Three players rule the roost
Management of pension assets in Spain is dominated by a few large financial institutions and insurance companies. The three largest account for nearly 45% of total funds invested; the top ten represent just over three quarters. Most of these manage both second and third pillar schemes.To be registered, a management company must have a minimum stated capital of just over E600m.
Taking second and third pillar schemes together, Spanish bank BBVA is the largest player with just short of 20% of total pension fund assets at the end of last year. However, this is down to around one percentage point on the bank’s share at the end of 2002 and around 2.5% down on its total share at the end of 2001.
Within the 2003 total, BBVA leads the second pillar sector with just over 24% of pension assets; the bank’s assets are approximately equally distributed between second and third pillar schemes. By contrast, SCH (Santander) has around 85% of its assets in third pillar schemes and leads the sector with a share of nearly 24%.
Second to BBVA overall is La Caixa which has moved up from third place with a market share of 9.6% at the end of 2001 to second with a share of 13.4% at the end of 2003. This has been due to strong performance in the second pillar sector where it has nearly doubled the assets it has invested there to E4.1bn during that period.
The employment system, or ‘sistema empleo’, is Spain’s second pillar pension sector. Development of the second pillar system has been slow. At the end of last year membership stood at just under 700,000, even though corporate schemes have been in existence since 1987. Total assets stood at E23.5bn.
Legislation introduced during 1997 and 1998 stipulated that all in-house pension funds had to be externalised, the deadline for which was November 2002. The ruling was waived for banks and other financial institutions.
One reason for the slow development of the second pillar system has been the extraordinarily generous state pension system which guarantees salary replacement of up to 94% of final salary for those who earn up to the contribution ceiling which stood at E31,824 last year.
A new decree came into effect in February which is intended to stimulate development of the second pillar, and many in the industry are agreed that the very expensive first pillar is in urgent need of reform to avoid a severe funding crisis.
The third pillar, or ‘sistema individual’ has, by contrast, attracted significant membership which stood at over 6.5m at the end of last year, or around 34% of the total employed population, compared with just 3.6% in the case of the second pillar system.

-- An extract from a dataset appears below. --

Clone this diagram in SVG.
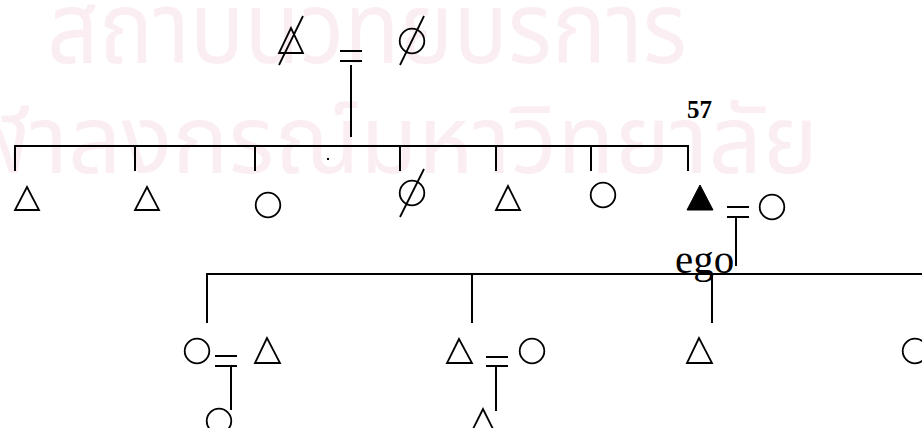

This is due in part to the fact that salary replacement in the first pillar drops quite sharply beyond the social security ceiling, and in the absence of a developed second pillar many better-paid individuals have no option but to make their own pension arrangements.
Much smaller is the ‘sistema asociado’ which consists of schemes sponsored by trade unions, syndicates or associations. At the end of 2003 total assets were E839m and there were 88,193 members.